While I talk often about deeply understanding your buyer personas (and still believe that it is priority #1 for marketing executives), marketers can also get a lot of mileage from listening to other marketers. Not a day goes by where I don’t learn something or find inspiration from one of the 100+ feeds in my Google Reader marketing feed or my Twitter stream.

Using Marketing to Test Marketing

It does not take much for an idea to spark new life into your marketing operation.

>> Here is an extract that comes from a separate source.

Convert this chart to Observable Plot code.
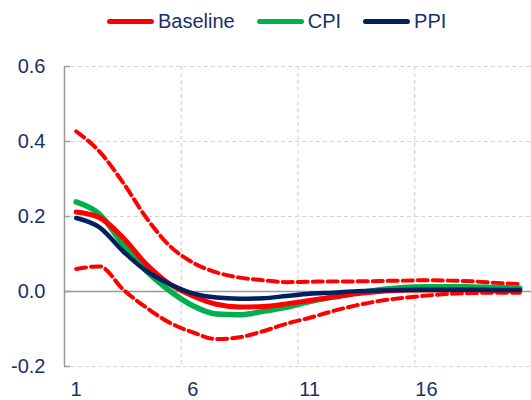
<!DOCTYPE html>
<html>
<head>
<meta charset="utf-8">
<script src="https://cdn.jsdelivr.net/npm/d3@7"></script>
<script src="https://cdn.jsdelivr.net/npm/@observablehq/plot@0.6"></script>
<style>
  html, body { margin: 0; padding: 0; background: #fff; }
  #wrap { width: 531px; height: 400px; overflow: hidden; font-family: "Liberation Sans", Arial, sans-serif; }
  #legend { height: 42px; position: relative; }
  #legend .items { position: absolute; left: 107px; top: 9px; display: flex; align-items: center; white-space: nowrap; }
  #legend .item { display: flex; align-items: center; margin-right: 22px; font-size: 20px; color: #17306A; line-height: 24px; }
  #legend .sw { display: inline-block; width: 47px; height: 5px; border-radius: 3px; margin-right: 4px; }
  svg { display: block; }
</style>
</head>
<body>
<div id="wrap">
  <div id="legend"><div class="items"></div></div>
  <div id="chart"></div>
</div>
<script>
// ---- data ----
const periods = [1,2,3,4,5,6,7,8,9,10,11,12,13,14,15,16,17,18,19,20];
const baseline = [0.212,0.197,0.144,0.073,0.020,-0.012,-0.034,-0.041,-0.040,-0.033,-0.024,-0.015,-0.006,0.000,0.003,0.004,0.004,0.004,0.003,0.003];
const baselineUpper = [0.427,0.373,0.291,0.197,0.122,0.077,0.051,0.037,0.030,0.025,0.026,0.027,0.027,0.028,0.029,0.030,0.029,0.027,0.023,0.020];
const baselineLower = [0.060,0.067,0.006,-0.043,-0.083,-0.109,-0.127,-0.122,-0.106,-0.086,-0.070,-0.052,-0.037,-0.025,-0.017,-0.011,-0.006,-0.004,-0.003,-0.003];
const cpi = [0.239,0.206,0.126,0.055,0.002,-0.038,-0.060,-0.062,-0.053,-0.042,-0.027,-0.015,-0.004,0.005,0.011,0.013,0.013,0.012,0.011,0.009];
const ppi = [0.196,0.171,0.108,0.055,0.020,-0.005,-0.016,-0.019,-0.018,-0.012,-0.006,-0.003,0.001,0.003,0.004,0.005,0.005,0.005,0.004,0.004];
const seriesNames = ["Baseline", "CPI", "PPI"];
const seriesColors = ["#FF0000", "#00B050", "#002060"];
const xTickLabels = [1, 6, 11, 16];
const xGridLines = [5.5, 10.5, 15.5, 20.5];
const yTicks = [-0.2, 0.0, 0.2, 0.4, 0.6];

// ---- legend ----
const items = document.querySelector("#legend .items");
seriesNames.forEach((name, i) => {
  const it = document.createElement("div");
  it.className = "item";
  const sw = document.createElement("span");
  sw.className = "sw";
  sw.style.background = seriesColors[i];
  it.appendChild(sw);
  it.appendChild(document.createTextNode(name));
  items.appendChild(it);
});

// ---- chart ----
const rows = (vals) => periods.map((p, i) => ({x: p, y: vals[i]}));
const textColor = "#17306A";
const axisGray = "#999999";
const gridGray = "#D4D4D4";

const chart = Plot.plot({
  width: 531,
  height: 358,
  marginLeft: 64,
  marginRight: 0,
  marginTop: 24,
  marginBottom: 34,
  style: {fontFamily: "'Liberation Sans', Arial, sans-serif", fontSize: "20px", color: textColor, background: "white", overflow: "visible"},
  x: {domain: [0.5, 20.5], label: null},
  y: {domain: [-0.2, 0.6], label: null},
  marks: [
    Plot.gridY(yTicks.filter(d => d !== 0), {stroke: gridGray, strokeOpacity: 1, strokeWidth: 1.2, strokeDasharray: "4,3"}),
    Plot.gridX(xGridLines, {stroke: gridGray, strokeOpacity: 1, strokeWidth: 1.2, strokeDasharray: "4,3"}),
    Plot.ruleY([0], {stroke: axisGray, strokeWidth: 1.5}),
    Plot.ruleX([0.5], {stroke: axisGray, strokeWidth: 1.5}),
    Plot.ruleY(yTicks, {x1: 0.5, x2: 0.76, stroke: axisGray, strokeWidth: 1.5}),
    Plot.axisY(yTicks, {tickSize: 0, tickPadding: 19, tickFormat: d => d.toFixed(1), fontSize: 20, fill: textColor, label: null}),
    Plot.axisX(xTickLabels, {tickSize: 0, tickPadding: 15, tickFormat: d => String(d), fontSize: 20, fill: textColor, label: null}),
    Plot.line(rows(baselineUpper), {x: "x", y: "y", stroke: seriesColors[0], strokeWidth: 4, strokeDasharray: "10,5", curve: "monotone-x"}),
    Plot.line(rows(baselineLower), {x: "x", y: "y", stroke: seriesColors[0], strokeWidth: 4, strokeDasharray: "10,5", curve: "monotone-x"}),
    Plot.line(rows(cpi), {x: "x", y: "y", stroke: seriesColors[1], strokeWidth: 5.5, curve: "monotone-x"}),
    Plot.line(rows(baseline), {x: "x", y: "y", stroke: seriesColors[0], strokeWidth: 5, curve: "monotone-x"}),
    Plot.line(rows(ppi), {x: "x", y: "y", stroke: seriesColors[2], strokeWidth: 4.5, curve: "monotone-x"})
  ]
});
document.getElementById("chart").appendChild(chart);
</script>
</body>
</html>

For instance, buried deep in a  recent HubSpot article, I came across some sage, yet common sense, tips for adding intelligence into a company’s marketing plan.

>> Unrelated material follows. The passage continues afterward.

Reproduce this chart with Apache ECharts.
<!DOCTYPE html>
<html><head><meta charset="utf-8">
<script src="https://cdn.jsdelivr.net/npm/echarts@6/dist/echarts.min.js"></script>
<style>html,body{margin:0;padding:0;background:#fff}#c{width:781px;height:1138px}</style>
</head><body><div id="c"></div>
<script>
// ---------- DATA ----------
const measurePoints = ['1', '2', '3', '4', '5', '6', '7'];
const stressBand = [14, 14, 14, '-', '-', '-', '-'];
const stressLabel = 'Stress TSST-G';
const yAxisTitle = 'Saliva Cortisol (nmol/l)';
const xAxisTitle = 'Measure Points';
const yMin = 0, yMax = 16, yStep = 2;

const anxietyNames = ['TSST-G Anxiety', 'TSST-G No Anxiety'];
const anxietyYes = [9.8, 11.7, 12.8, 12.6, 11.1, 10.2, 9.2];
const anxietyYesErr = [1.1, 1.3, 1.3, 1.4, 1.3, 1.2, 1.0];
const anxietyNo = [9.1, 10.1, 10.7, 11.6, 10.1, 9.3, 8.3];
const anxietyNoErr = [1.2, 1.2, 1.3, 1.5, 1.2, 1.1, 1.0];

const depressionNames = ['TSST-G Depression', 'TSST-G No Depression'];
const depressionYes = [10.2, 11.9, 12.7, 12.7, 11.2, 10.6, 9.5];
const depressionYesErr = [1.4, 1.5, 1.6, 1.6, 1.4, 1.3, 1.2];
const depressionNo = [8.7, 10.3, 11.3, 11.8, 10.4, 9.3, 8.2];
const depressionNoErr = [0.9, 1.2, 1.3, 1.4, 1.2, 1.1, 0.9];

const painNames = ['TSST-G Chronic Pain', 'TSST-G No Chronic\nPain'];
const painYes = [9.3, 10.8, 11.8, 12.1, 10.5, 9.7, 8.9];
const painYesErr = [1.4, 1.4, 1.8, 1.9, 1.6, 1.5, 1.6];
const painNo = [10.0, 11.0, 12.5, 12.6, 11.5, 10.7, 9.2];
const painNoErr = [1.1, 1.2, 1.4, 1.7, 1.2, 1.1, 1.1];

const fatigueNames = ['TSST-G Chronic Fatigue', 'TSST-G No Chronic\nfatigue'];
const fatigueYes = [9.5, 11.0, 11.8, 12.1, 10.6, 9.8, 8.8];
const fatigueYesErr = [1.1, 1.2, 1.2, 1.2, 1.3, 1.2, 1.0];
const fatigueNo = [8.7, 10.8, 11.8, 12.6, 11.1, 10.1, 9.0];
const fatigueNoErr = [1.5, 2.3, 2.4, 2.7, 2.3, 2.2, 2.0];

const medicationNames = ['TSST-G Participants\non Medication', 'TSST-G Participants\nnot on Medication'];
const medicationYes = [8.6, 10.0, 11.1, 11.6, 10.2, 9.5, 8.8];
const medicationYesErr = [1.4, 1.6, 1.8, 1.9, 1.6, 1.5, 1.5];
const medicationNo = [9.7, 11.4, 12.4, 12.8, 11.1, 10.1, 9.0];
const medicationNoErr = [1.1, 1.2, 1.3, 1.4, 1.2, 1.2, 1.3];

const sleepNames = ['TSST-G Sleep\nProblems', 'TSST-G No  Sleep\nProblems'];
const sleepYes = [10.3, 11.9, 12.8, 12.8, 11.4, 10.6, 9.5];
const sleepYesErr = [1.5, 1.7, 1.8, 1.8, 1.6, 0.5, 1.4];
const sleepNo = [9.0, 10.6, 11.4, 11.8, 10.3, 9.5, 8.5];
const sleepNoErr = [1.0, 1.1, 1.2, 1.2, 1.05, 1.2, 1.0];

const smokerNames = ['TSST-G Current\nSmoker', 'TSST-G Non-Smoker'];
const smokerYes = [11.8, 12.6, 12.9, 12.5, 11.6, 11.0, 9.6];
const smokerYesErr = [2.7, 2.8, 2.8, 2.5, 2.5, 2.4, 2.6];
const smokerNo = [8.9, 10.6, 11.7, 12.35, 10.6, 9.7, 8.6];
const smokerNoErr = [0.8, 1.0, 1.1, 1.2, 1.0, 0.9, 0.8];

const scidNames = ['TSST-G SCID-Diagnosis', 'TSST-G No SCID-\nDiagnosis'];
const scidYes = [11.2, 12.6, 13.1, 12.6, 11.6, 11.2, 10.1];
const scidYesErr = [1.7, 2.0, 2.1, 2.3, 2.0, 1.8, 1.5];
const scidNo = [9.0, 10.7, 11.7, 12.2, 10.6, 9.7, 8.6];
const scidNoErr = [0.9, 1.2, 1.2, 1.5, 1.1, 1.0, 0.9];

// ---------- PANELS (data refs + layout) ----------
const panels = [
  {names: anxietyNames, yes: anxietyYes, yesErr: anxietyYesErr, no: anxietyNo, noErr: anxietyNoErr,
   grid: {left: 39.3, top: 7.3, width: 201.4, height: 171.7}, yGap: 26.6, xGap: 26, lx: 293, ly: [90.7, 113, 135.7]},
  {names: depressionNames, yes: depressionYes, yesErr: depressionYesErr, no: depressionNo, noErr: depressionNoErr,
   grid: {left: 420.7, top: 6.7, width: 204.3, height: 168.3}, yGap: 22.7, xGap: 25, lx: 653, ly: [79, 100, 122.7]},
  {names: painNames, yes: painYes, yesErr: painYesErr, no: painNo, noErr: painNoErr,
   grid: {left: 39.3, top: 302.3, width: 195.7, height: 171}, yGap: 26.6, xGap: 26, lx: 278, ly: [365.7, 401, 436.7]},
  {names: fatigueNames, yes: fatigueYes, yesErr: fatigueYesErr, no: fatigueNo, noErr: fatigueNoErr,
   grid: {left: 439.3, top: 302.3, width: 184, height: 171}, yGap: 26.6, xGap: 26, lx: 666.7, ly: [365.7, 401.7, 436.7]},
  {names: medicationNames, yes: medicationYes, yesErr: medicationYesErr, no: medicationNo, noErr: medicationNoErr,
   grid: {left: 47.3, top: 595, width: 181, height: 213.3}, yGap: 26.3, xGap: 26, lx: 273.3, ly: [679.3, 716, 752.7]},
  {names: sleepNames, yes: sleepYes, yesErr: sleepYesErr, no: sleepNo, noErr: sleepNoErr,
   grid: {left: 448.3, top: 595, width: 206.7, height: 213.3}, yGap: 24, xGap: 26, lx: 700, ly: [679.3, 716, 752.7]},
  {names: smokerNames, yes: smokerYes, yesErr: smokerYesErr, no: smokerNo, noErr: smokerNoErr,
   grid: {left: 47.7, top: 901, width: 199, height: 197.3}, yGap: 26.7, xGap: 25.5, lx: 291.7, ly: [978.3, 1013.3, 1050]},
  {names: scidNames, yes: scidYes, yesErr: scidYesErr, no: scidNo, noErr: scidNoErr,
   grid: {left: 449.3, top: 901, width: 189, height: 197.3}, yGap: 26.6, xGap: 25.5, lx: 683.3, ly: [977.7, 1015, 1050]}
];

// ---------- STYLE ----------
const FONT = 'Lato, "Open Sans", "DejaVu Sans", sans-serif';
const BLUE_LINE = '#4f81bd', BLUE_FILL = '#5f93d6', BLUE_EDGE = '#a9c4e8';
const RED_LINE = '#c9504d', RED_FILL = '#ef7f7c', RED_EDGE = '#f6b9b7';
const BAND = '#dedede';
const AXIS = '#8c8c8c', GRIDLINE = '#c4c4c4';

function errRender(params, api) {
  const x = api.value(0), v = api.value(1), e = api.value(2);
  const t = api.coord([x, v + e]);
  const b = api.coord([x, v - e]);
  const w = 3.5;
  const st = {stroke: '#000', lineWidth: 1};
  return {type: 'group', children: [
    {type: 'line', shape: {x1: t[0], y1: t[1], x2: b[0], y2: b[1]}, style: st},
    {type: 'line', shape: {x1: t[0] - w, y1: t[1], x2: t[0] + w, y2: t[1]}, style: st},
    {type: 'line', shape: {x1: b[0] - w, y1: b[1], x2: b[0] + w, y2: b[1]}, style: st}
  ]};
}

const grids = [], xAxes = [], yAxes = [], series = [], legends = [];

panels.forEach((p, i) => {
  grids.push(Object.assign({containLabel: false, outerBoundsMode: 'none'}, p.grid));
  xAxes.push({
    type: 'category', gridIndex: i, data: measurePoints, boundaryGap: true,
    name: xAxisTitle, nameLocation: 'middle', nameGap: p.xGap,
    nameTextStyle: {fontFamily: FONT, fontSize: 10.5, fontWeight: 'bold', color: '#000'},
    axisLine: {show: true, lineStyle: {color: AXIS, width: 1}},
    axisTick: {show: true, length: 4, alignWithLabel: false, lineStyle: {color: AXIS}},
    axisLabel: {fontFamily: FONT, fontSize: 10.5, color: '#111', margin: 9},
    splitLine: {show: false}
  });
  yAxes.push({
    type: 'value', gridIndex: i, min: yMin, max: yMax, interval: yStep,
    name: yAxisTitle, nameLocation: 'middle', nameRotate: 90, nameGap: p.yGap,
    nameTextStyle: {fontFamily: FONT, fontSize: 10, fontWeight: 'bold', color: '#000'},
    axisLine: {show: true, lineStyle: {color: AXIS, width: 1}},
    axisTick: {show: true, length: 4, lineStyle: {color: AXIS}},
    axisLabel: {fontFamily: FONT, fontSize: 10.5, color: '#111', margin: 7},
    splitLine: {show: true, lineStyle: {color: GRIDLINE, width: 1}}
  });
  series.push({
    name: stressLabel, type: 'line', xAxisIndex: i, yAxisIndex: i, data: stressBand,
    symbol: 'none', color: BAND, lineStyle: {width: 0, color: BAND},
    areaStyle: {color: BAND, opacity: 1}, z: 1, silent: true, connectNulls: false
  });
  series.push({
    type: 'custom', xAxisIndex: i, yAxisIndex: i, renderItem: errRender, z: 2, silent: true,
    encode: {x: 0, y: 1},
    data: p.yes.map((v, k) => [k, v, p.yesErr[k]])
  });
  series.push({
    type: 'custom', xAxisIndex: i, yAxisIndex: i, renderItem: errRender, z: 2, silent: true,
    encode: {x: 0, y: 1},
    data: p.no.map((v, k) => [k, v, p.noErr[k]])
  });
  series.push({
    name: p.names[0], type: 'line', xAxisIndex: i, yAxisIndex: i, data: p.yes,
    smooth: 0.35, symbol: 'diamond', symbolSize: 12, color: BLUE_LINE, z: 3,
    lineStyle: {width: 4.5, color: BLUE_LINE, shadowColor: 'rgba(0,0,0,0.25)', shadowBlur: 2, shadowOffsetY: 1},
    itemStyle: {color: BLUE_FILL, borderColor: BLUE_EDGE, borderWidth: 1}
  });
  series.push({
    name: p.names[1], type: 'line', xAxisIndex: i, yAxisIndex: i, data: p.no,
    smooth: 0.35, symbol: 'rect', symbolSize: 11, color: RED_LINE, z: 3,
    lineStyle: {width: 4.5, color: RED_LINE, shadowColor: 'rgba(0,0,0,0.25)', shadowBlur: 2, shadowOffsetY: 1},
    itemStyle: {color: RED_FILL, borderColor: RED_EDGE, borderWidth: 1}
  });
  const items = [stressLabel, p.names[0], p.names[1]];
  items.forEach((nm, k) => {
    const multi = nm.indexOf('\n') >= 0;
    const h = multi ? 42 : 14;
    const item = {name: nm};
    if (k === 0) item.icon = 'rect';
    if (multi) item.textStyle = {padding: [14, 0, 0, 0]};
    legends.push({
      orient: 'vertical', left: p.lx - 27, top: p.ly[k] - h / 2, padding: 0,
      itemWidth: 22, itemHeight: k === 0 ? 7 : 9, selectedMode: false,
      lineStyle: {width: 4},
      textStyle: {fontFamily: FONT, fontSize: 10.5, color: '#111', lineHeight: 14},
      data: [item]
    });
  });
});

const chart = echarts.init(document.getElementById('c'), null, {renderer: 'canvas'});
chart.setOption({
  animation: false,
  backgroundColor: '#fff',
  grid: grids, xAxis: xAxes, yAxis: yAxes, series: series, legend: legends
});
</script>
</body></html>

Even if you fall in the 50% of marketers who don’t use PPC for lead generation or driving web site traffic, Jeanne Hopkins at Hubspot reminds us of how testing permeates everything that marketers do and of the opportunity to use PPC to refine your message and tactics:

  • Test email campaign subject lines or concepts in PCC ads to see which get traction.
  • When naming an eBook or a kit used in inbound marketing, test the titles in PPC campaigns. 
  • Test keywords to refine organic search by tracking the conversation rate of PPC click-throughs.
  • Bonus from me: Test internal ad language and concepts using PPC to gain insight into what is going to get prospects to click on the offer or new product you are pushing on your company’s home page.

There are a multitude of ways to systematically work testing into your marketing strategy by combining PPC, email, social media, surveys, and other online marketing tactics.

Though this idea is neither new nor revolutionary to experienced marketing teams, tight deadlines and days spent executing in the trenches cause many marketers to lose sight of simple tactics than can impact their customer acquisition KPIs. Without consistently checking in with what other marketers are saying through rss feeds, LinkedIn groups, and Twitter monitoring, you are likely to miss jewels to make your organization’s marketing measurably smarter.

How have you used PCC or other marketing tactics to test messages or product ideas?